Menurutnya, terdapat sejumlah poin dalam qanun yang tidak disebutkan secara terperinci dan jelas. Oleh sebab itu DPRA melakukan kajian terkait substansi-substansi yang perlu diatur secara jelas.
“Kita ingin melihat Wali Nanggroe benar-benar menjadi sebuah lembaga pemersatu, bisa mengayomi semua bentuk kekhususan yang ada di Aceh,” ungkapnya.
Selain itu pihaknya juga akan melakukan beberapa pembahasan, dan melakukan kunjungan ke beberapa daerah untuk mencari masukan dari tokoh-tokoh Aceh, baik tokoh agama, tokoh adat dan tokoh daerah. Hal ini agar Qanun memiliki nilai yang tinggi dan komplit dari aspirasi semua pihak.

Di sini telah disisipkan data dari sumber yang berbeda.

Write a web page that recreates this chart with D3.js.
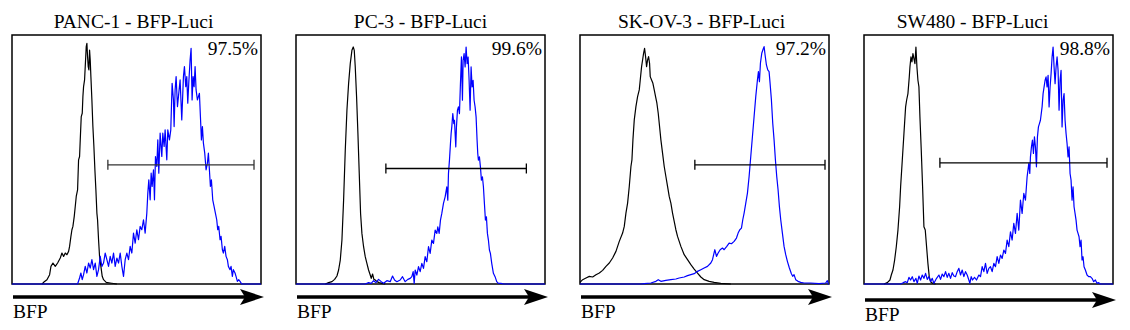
<!DOCTYPE html>
<html>
<head>
<meta charset="utf-8">
<script src="https://cdn.jsdelivr.net/npm/d3@7"></script>
<style>
  body { margin: 0; background: #fff; }
  text { font-family: "Liberation Serif", "Times New Roman", serif; fill: #000; }
</style>
</head>
<body>
<svg id="chart" width="1130" height="330"></svg>
<script>
// panel titles, gated percentages and the gate (channel from, channel to, count level)
var titles = ["PANC-1 - BFP-Luci", "PC-3 - BFP-Luci", "SK-OV-3 - BFP-Luci", "SW480 - BFP-Luci"];
var percents = ["97.5%", "99.6%", "97.2%", "98.8%"];
var gates = [[288, 727, 358], [270, 692, 347], [345, 736, 358], [228, 730, 364]];
var axisLabel = "BFP";

// histograms: [channel, count]
var controlPANC1 = [[90,0],[95,5],[105,13],[113,28],[117,53],[123,63],[130,53],[137,63],[145,78],[150,93],[155,83],[160,93],[165,88],[170,98],[173,113],[177,143],[180,163],[183,173],[187,203],[190,233],[193,263],[197,283],[200,373],[203,383],[205,433],[208,503],[211,513],[213,563],[215,593],[218,613],[220,653],[223,713],[225,723],[227,683],[229,653],[231,643],[233,703],[235,673],[237,623],[240,553],[243,473],[246,413],[249,343],[252,283],[255,213],[257,193],[260,133],[263,83],[267,53],[271,23],[275,13],[283,5],[295,3],[315,0]];
var bfpPANC1 = [[0,0],[197,0],[203,18],[207,33],[211,13],[215,28],[220,53],[225,33],[230,63],[235,48],[240,73],[245,43],[250,63],[255,23],[260,43],[265,83],[270,53],[275,63],[280,93],[285,73],[290,53],[295,83],[300,63],[305,93],[310,53],[315,78],[320,63],[325,93],[330,53],[335,23],[340,73],[345,93],[350,73],[355,113],[360,93],[365,153],[370,123],[375,163],[380,133],[385,173],[390,163],[395,193],[400,153],[405,213],[408,273],[411,313],[415,253],[418,333],[421,293],[425,343],[428,253],[431,383],[435,353],[438,433],[441,333],[445,453],[450,383],[453,453],[457,413],[460,463],[465,373],[468,463],[473,433],[477,463],[481,603],[485,553],[487,473],[490,583],[493,623],[497,533],[500,563],[505,613],[510,493],[515,623],[518,653],[522,593],[525,623],[528,543],[531,603],[535,673],[538,708],[541,553],[544,623],[547,593],[550,653],[553,583],[557,553],[560,563],[563,573],[566,503],[569,433],[572,473],[575,423],[579,393],[583,343],[587,363],[590,393],[593,343],[596,293],[599,313],[603,253],[607,233],[611,213],[615,193],[618,163],[621,173],[625,133],[628,143],[632,103],[635,93],[639,113],[643,83],[647,73],[650,53],[655,43],[658,53],[662,23],[665,43],[670,33],[673,23],[677,8],[681,13],[685,8],[690,0],[748,0]];

var controlPC3 = [[88,0],[98,4],[108,7],[116,14],[123,24],[128,42],[133,72],[138,132],[143,252],[148,402],[153,522],[158,602],[163,662],[168,702],[172,712],[175,702],[178,652],[182,562],[186,452],[190,332],[194,212],[198,152],[203,112],[208,82],[213,62],[218,42],[223,27],[226,17],[230,30],[234,14],[238,12],[243,7],[250,4],[258,2],[268,0]];
var bfpPC3 = [[0,0],[208,0],[218,4],[226,2],[233,10],[240,4],[248,14],[256,7],[263,2],[273,10],[283,7],[290,24],[296,12],[303,7],[313,12],[320,22],[328,7],[336,14],[343,17],[348,22],[352,37],[355,2],[358,42],[363,27],[368,52],[373,37],[378,62],[383,47],[388,82],[393,67],[398,112],[403,92],[408,132],[413,122],[418,162],[423,152],[426,172],[430,152],[434,192],[438,212],[443,242],[448,262],[453,292],[456,252],[458,332],[461,372],[464,422],[466,452],[468,472],[471,512],[474,482],[476,492],[480,412],[482,472],[485,522],[488,532],[491,512],[494,602],[497,682],[500,552],[502,672],[505,692],[508,652],[511,712],[514,662],[517,682],[520,612],[523,522],[526,652],[529,592],[532,612],[535,552],[538,532],[541,502],[544,432],[546,392],[548,372],[551,382],[554,352],[557,312],[560,322],[563,292],[566,242],[569,192],[572,202],[575,152],[578,132],[581,102],[584,92],[588,62],[593,32],[598,22],[603,7],[608,2],[616,2],[623,0],[748,0]];

var controlSKOV3 = [[0,5],[8,13],[18,18],[28,23],[38,21],[48,28],[58,33],[68,41],[78,53],[88,63],[98,78],[108,98],[118,128],[128,153],[133,173],[138,213],[143,243],[148,293],[153,353],[156,373],[159,433],[163,493],[168,533],[173,563],[178,583],[181,613],[185,653],[188,673],[191,693],[194,708],[197,683],[200,653],[203,673],[206,683],[209,663],[211,623],[215,613],[219,603],[223,583],[227,563],[231,543],[235,513],[239,473],[243,433],[248,393],[253,353],[258,323],[263,293],[268,263],[273,243],[278,213],[283,188],[288,163],[293,143],[303,113],[313,88],[323,73],[333,58],[343,45],[353,33],[363,21],[373,13],[388,8],[403,5],[423,2],[453,0]];
var bfpSKOV3 = [[0,0],[183,0],[193,1],[213,3],[228,8],[235,13],[243,8],[258,11],[273,13],[288,15],[298,18],[313,21],[323,25],[333,28],[343,31],[353,38],[363,43],[373,48],[383,53],[393,63],[398,73],[405,103],[410,83],[415,93],[421,103],[428,108],[433,103],[441,113],[448,123],[455,121],[463,128],[470,138],[475,153],[480,163],[485,168],[489,193],[493,213],[498,243],[503,273],[508,323],[513,383],[518,443],[523,503],[528,563],[533,613],[536,638],[539,608],[542,663],[546,693],[550,705],[553,713],[556,688],[560,658],[564,643],[568,638],[571,603],[575,553],[579,483],[583,433],[587,373],[591,323],[595,283],[599,233],[603,193],[608,153],[613,113],[618,88],[623,68],[629,48],[635,31],[639,23],[643,28],[648,13],[655,8],[663,5],[673,3],[693,3],[718,1],[738,3],[743,10],[746,0],[748,0]];

var controlSW480 = [[60,0],[70,4],[78,12],[82,27],[87,42],[92,72],[97,112],[102,162],[107,232],[110,292],[115,372],[120,452],[125,532],[128,552],[132,572],[136,622],[138,652],[141,682],[144,667],[147,692],[150,677],[153,662],[156,712],[159,652],[162,612],[165,592],[168,502],[172,402],[176,292],[180,172],[184,162],[188,112],[192,62],[196,22],[200,7],[206,2],[215,0]];
var bfpSW480 = [[0,0],[110,0],[118,4],[125,7],[130,4],[135,20],[140,12],[145,22],[150,7],[156,17],[160,2],[165,24],[170,12],[175,27],[180,17],[185,32],[190,14],[195,22],[200,7],[205,17],[210,2],[218,17],[225,27],[230,14],[235,30],[240,22],[245,37],[250,20],[255,32],[260,17],[265,34],[270,24],[275,22],[280,37],[285,47],[290,27],[295,42],[300,22],[305,37],[310,27],[315,12],[318,2],[322,22],[326,12],[332,20],[338,12],[345,27],[350,22],[355,52],[360,37],[365,62],[370,32],[375,47],[380,52],[385,37],[390,62],[395,52],[400,82],[405,62],[410,87],[415,77],[420,102],[425,92],[430,132],[435,112],[440,157],[445,132],[450,182],[455,152],[460,212],[465,162],[470,252],[475,212],[480,272],[485,252],[490,322],[495,362],[498,332],[500,382],[503,412],[506,432],[509,392],[512,442],[515,412],[518,352],[521,442],[524,472],[527,482],[530,492],[535,532],[538,572],[541,592],[544,612],[547,622],[550,592],[553,627],[556,532],[559,592],[562,632],[565,682],[568,712],[571,652],[574,602],[577,652],[580,682],[583,642],[586,522],[589,612],[592,642],[595,472],[598,552],[601,572],[604,492],[607,452],[610,422],[613,382],[616,412],[619,332],[622,312],[625,252],[628,292],[631,232],[634,212],[637,192],[640,162],[643,152],[646,142],[649,112],[652,132],[655,72],[658,82],[661,52],[665,42],[670,27],[675,22],[680,22],[685,17],[690,7],[695,12],[700,2],[705,4],[710,0],[748,0]];

var controls = [controlPANC1, controlPC3, controlSKOV3, controlSW480];
var positives = [bfpPANC1, bfpPC3, bfpSKOV3, bfpSW480];

// layout, by hand
var boxW = 249, boxH = 249, boxTop = 35, firstLeft = 12, step = 284;
var titleShift = [-3, 0, -3, -16];
var arrowGap = [13, 13, 13, 16];

var svg = d3.select("#chart");

titles.forEach(function(title, i) {
  var left = firstLeft + i * step;
  var x = d3.scaleLinear().domain([0, 748]).range([left, left + boxW]);
  var y = d3.scaleLinear().domain([0, 748]).range([boxTop + boxH, boxTop]);
  var g = svg.append("g");

  g.append("text")
    .attr("x", left + boxW / 2 + titleShift[i])
    .attr("y", 28)
    .attr("text-anchor", "middle")
    .style("font-size", "19.5px")
    .text(title);

  g.append("rect")
    .attr("x", left).attr("y", boxTop)
    .attr("width", boxW).attr("height", boxH)
    .attr("fill", "none").attr("stroke", "#000").attr("stroke-width", 1.5);

  var line = d3.line().x(function(d) { return x(d[0]); }).y(function(d) { return y(d[1]); });

  g.append("path").datum(controls[i])
    .attr("d", line).attr("fill", "none")
    .attr("stroke", "#000").attr("stroke-width", 1.2).attr("stroke-linejoin", "round");
  g.append("path").datum(positives[i])
    .attr("d", line).attr("fill", "none")
    .attr("stroke", "#0000ff").attr("stroke-width", 1.2).attr("stroke-linejoin", "round");

  // gate marker
  var gt = gates[i], gy = y(gt[2]);
  var gcol = i == 0 ? "#333" : "#000";
  g.append("line").attr("x1", x(gt[0])).attr("x2", x(gt[1])).attr("y1", gy).attr("y2", gy)
    .attr("stroke", gcol).attr("stroke-width", 1.3);
  [gt[0], gt[1]].forEach(function(v) {
    g.append("line").attr("x1", x(v)).attr("x2", x(v)).attr("y1", gy - 5).attr("y2", gy + 5)
      .attr("stroke", gcol).attr("stroke-width", 1.3);
  });

  g.append("text")
    .attr("x", left + boxW - 3)
    .attr("y", boxTop + 20)
    .attr("text-anchor", "end")
    .style("font-size", "19.5px")
    .text(percents[i]);

  // axis arrow
  var ay = boxTop + boxH + arrowGap[i], tip = left + boxW + 3;
  g.append("line").attr("x1", left + 1).attr("x2", tip - 18).attr("y1", ay).attr("y2", ay)
    .attr("stroke", "#000").attr("stroke-width", 3.5);
  g.append("path")
    .attr("d", "M" + tip + "," + ay + "L" + (tip - 24) + "," + (ay - 8) + "L" + (tip - 19) + "," + ay +
               "L" + (tip - 24) + "," + (ay + 8) + "Z")
    .attr("fill", "#000");

  g.append("text")
    .attr("x", left + 1)
    .attr("y", ay + 21)
    .style("font-size", "19.5px")
    .text(axisLabel);
});
</script>
</body>
</html>
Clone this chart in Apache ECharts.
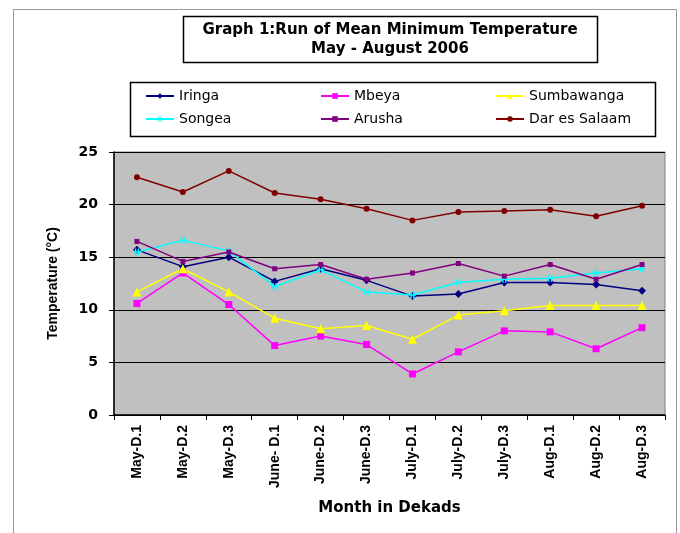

Dalam pertemuan tersebut hadir sejumlah anggota Pansus diantaranya Saiful Bahri, Nurdiansyah Alasta, Anwar, Iskandar Usman Al Farlaky, Sulaiman, Noraidah Nita, T.R Keumangan, Ilham Akbar, H. Asbi Amin, H. Jauhari Amin, H. Amiruddin Idris, Fakhrurrazi H. Cut, Sofyan Puteh, Tgk. Haidar, Tgk. H. Irawan Abdullah, dan Tgk. H. Syarifuddin Ridwan.
Sementara Wali Nanggroe dalam pertemuan tersebut antaralain didampingi oleh Staf Khusus Teuku Kamaruzzaman, dan DR. M. Raviq, Katibul Wali Nanggroe Azwardi, dan Kabag Humas M. Nasir Syamaun.